◆ **Dataset excerpt**:
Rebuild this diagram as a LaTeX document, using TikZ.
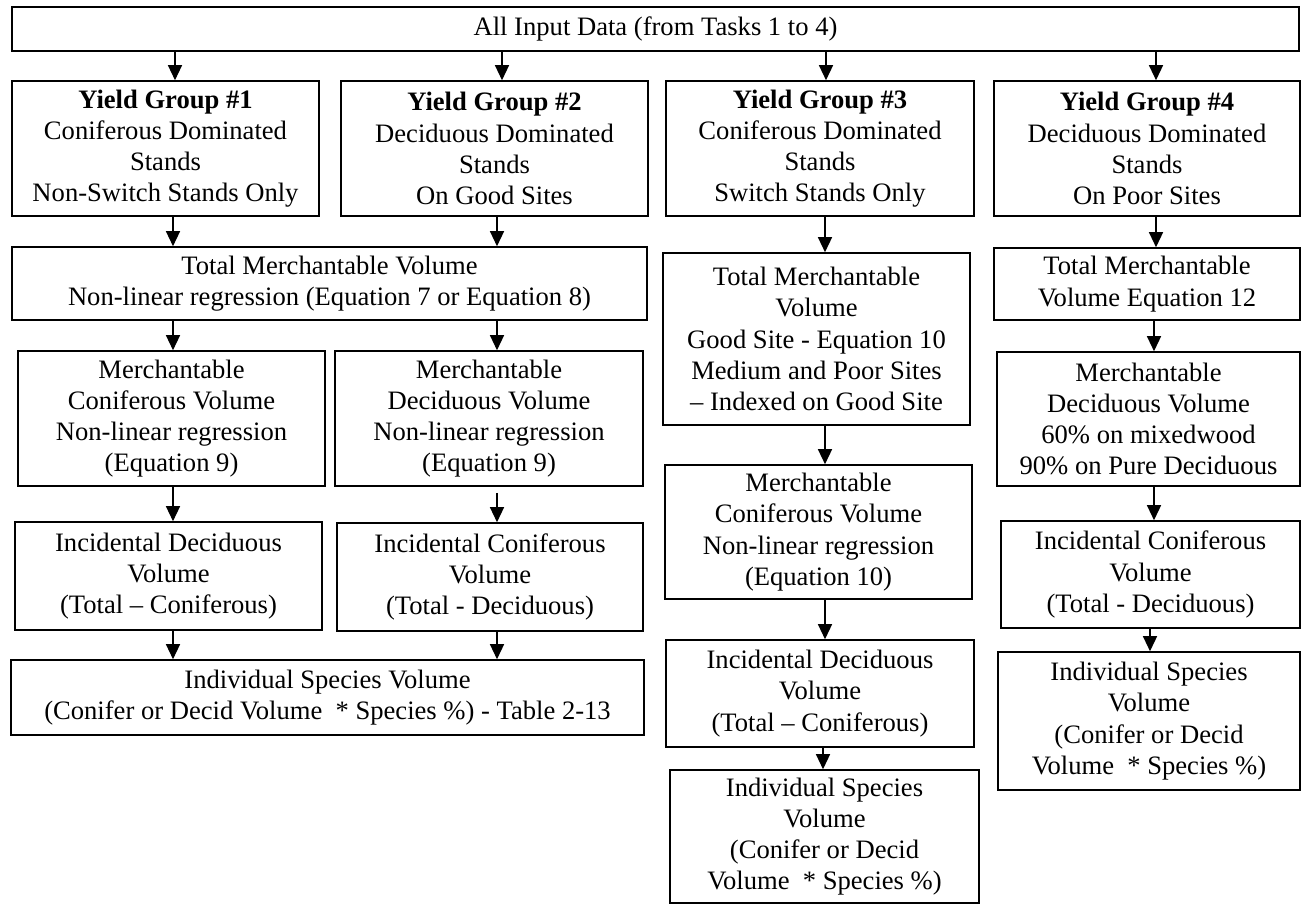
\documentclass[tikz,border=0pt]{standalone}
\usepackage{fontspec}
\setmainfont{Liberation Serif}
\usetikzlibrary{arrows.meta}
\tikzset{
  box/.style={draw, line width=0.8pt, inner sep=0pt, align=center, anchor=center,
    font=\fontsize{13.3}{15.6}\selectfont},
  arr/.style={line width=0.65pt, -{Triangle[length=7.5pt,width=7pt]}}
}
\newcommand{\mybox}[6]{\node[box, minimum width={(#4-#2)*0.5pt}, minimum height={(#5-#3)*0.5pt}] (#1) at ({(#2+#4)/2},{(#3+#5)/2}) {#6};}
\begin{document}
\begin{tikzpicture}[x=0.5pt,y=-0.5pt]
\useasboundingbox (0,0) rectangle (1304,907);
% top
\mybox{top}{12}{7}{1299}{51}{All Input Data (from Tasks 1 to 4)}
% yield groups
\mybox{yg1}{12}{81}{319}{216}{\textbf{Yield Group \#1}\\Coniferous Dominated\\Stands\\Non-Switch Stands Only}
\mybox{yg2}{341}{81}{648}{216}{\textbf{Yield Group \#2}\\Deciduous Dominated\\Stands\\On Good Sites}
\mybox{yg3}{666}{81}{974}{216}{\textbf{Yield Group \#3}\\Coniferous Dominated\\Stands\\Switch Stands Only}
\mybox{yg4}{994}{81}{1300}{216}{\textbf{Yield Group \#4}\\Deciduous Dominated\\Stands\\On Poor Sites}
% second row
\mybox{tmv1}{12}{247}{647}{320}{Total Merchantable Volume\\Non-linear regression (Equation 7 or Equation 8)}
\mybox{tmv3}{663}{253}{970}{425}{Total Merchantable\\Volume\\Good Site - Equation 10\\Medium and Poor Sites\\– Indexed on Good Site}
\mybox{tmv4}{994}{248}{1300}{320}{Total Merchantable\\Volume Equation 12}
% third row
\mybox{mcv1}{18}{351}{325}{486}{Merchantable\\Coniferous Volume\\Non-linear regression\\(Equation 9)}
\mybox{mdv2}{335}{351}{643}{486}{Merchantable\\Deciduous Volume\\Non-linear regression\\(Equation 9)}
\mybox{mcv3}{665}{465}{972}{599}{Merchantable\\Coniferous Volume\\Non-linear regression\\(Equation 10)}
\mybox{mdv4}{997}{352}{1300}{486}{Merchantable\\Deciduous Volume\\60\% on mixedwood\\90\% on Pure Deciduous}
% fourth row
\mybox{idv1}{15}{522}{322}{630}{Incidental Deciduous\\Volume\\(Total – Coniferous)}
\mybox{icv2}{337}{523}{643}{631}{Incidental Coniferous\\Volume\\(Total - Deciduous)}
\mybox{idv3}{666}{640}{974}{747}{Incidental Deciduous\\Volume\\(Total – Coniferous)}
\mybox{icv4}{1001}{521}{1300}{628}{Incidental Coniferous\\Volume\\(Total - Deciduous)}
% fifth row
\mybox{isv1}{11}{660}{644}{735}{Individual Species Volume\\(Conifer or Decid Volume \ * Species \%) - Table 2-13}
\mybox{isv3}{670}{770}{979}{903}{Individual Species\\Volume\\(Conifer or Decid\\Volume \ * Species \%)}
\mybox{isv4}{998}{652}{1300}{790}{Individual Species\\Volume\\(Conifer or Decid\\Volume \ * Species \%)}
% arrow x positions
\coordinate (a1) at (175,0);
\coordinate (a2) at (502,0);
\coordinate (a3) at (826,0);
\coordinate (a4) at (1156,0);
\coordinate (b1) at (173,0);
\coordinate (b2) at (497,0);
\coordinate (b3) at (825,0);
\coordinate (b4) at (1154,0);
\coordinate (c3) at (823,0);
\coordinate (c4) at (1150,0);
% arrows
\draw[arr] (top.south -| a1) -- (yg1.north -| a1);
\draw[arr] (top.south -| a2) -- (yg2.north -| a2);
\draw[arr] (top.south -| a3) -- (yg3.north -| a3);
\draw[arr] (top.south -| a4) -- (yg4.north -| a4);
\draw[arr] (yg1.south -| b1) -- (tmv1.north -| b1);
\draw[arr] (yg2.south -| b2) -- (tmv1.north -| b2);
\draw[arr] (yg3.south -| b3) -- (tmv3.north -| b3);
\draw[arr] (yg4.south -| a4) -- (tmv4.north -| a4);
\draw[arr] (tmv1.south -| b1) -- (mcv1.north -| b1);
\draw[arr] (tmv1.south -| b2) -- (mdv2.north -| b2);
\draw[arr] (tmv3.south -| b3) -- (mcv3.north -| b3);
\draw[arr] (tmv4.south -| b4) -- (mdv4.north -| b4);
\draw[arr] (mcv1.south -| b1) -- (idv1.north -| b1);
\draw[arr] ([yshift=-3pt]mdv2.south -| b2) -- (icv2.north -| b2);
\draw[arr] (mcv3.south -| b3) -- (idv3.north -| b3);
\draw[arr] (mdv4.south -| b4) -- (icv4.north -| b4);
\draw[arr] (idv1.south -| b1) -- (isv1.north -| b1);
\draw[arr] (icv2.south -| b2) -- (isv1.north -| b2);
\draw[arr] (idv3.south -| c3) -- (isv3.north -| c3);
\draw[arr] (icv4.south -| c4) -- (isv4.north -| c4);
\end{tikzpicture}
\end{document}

◆ **What you need to do**:
Transcribe the full listing above exactly as it stands, minus the pictures.

◆ **Exercise response**:
Rebuild this diagram as a LaTeX document, using TikZ.
\documentclass[tikz,border=0pt]{standalone}
\usepackage{fontspec}
\setmainfont{Liberation Serif}
\usetikzlibrary{arrows.meta}
\tikzset{
  box/.style={draw, line width=0.8pt, inner sep=0pt, align=center, anchor=center,
    font=\fontsize{13.3}{15.6}\selectfont},
  arr/.style={line width=0.65pt, -{Triangle[length=7.5pt,width=7pt]}}
}
\newcommand{\mybox}[6]{\node[box, minimum width={(#4-#2)*0.5pt}, minimum height={(#5-#3)*0.5pt}] (#1) at ({(#2+#4)/2},{(#3+#5)/2}) {#6};}
\begin{document}
\begin{tikzpicture}[x=0.5pt,y=-0.5pt]
\useasboundingbox (0,0) rectangle (1304,907);
% top
\mybox{top}{12}{7}{1299}{51}{All Input Data (from Tasks 1 to 4)}
% yield groups
\mybox{yg1}{12}{81}{319}{216}{\textbf{Yield Group \#1}\\Coniferous Dominated\\Stands\\Non-Switch Stands Only}
\mybox{yg2}{341}{81}{648}{216}{\textbf{Yield Group \#2}\\Deciduous Dominated\\Stands\\On Good Sites}
\mybox{yg3}{666}{81}{974}{216}{\textbf{Yield Group \#3}\\Coniferous Dominated\\Stands\\Switch Stands Only}
\mybox{yg4}{994}{81}{1300}{216}{\textbf{Yield Group \#4}\\Deciduous Dominated\\Stands\\On Poor Sites}
% second row
\mybox{tmv1}{12}{247}{647}{320}{Total Merchantable Volume\\Non-linear regression (Equation 7 or Equation 8)}
\mybox{tmv3}{663}{253}{970}{425}{Total Merchantable\\Volume\\Good Site - Equation 10\\Medium and Poor Sites\\– Indexed on Good Site}
\mybox{tmv4}{994}{248}{1300}{320}{Total Merchantable\\Volume Equation 12}
% third row
\mybox{mcv1}{18}{351}{325}{486}{Merchantable\\Coniferous Volume\\Non-linear regression\\(Equation 9)}
\mybox{mdv2}{335}{351}{643}{486}{Merchantable\\Deciduous Volume\\Non-linear regression\\(Equation 9)}
\mybox{mcv3}{665}{465}{972}{599}{Merchantable\\Coniferous Volume\\Non-linear regression\\(Equation 10)}
\mybox{mdv4}{997}{352}{1300}{486}{Merchantable\\Deciduous Volume\\60\% on mixedwood\\90\% on Pure Deciduous}
% fourth row
\mybox{idv1}{15}{522}{322}{630}{Incidental Deciduous\\Volume\\(Total – Coniferous)}
\mybox{icv2}{337}{523}{643}{631}{Incidental Coniferous\\Volume\\(Total - Deciduous)}
\mybox{idv3}{666}{640}{974}{747}{Incidental Deciduous\\Volume\\(Total – Coniferous)}
\mybox{icv4}{1001}{521}{1300}{628}{Incidental Coniferous\\Volume\\(Total - Deciduous)}
% fifth row
\mybox{isv1}{11}{660}{644}{735}{Individual Species Volume\\(Conifer or Decid Volume \ * Species \%) - Table 2-13}
\mybox{isv3}{670}{770}{979}{903}{Individual Species\\Volume\\(Conifer or Decid\\Volume \ * Species \%)}
\mybox{isv4}{998}{652}{1300}{790}{Individual Species\\Volume\\(Conifer or Decid\\Volume \ * Species \%)}
% arrow x positions
\coordinate (a1) at (175,0);
\coordinate (a2) at (502,0);
\coordinate (a3) at (826,0);
\coordinate (a4) at (1156,0);
\coordinate (b1) at (173,0);
\coordinate (b2) at (497,0);
\coordinate (b3) at (825,0);
\coordinate (b4) at (1154,0);
\coordinate (c3) at (823,0);
\coordinate (c4) at (1150,0);
% arrows
\draw[arr] (top.south -| a1) -- (yg1.north -| a1);
\draw[arr] (top.south -| a2) -- (yg2.north -| a2);
\draw[arr] (top.south -| a3) -- (yg3.north -| a3);
\draw[arr] (top.south -| a4) -- (yg4.north -| a4);
\draw[arr] (yg1.south -| b1) -- (tmv1.north -| b1);
\draw[arr] (yg2.south -| b2) -- (tmv1.north -| b2);
\draw[arr] (yg3.south -| b3) -- (tmv3.north -| b3);
\draw[arr] (yg4.south -| a4) -- (tmv4.north -| a4);
\draw[arr] (tmv1.south -| b1) -- (mcv1.north -| b1);
\draw[arr] (tmv1.south -| b2) -- (mdv2.north -| b2);
\draw[arr] (tmv3.south -| b3) -- (mcv3.north -| b3);
\draw[arr] (tmv4.south -| b4) -- (mdv4.north -| b4);
\draw[arr] (mcv1.south -| b1) -- (idv1.north -| b1);
\draw[arr] ([yshift=-3pt]mdv2.south -| b2) -- (icv2.north -| b2);
\draw[arr] (mcv3.south -| b3) -- (idv3.north -| b3);
\draw[arr] (mdv4.south -| b4) -- (icv4.north -| b4);
\draw[arr] (idv1.south -| b1) -- (isv1.north -| b1);
\draw[arr] (icv2.south -| b2) -- (isv1.north -| b2);
\draw[arr] (idv3.south -| c3) -- (isv3.north -| c3);
\draw[arr] (icv4.south -| c4) -- (isv4.north -| c4);
\end{tikzpicture}
\end{document}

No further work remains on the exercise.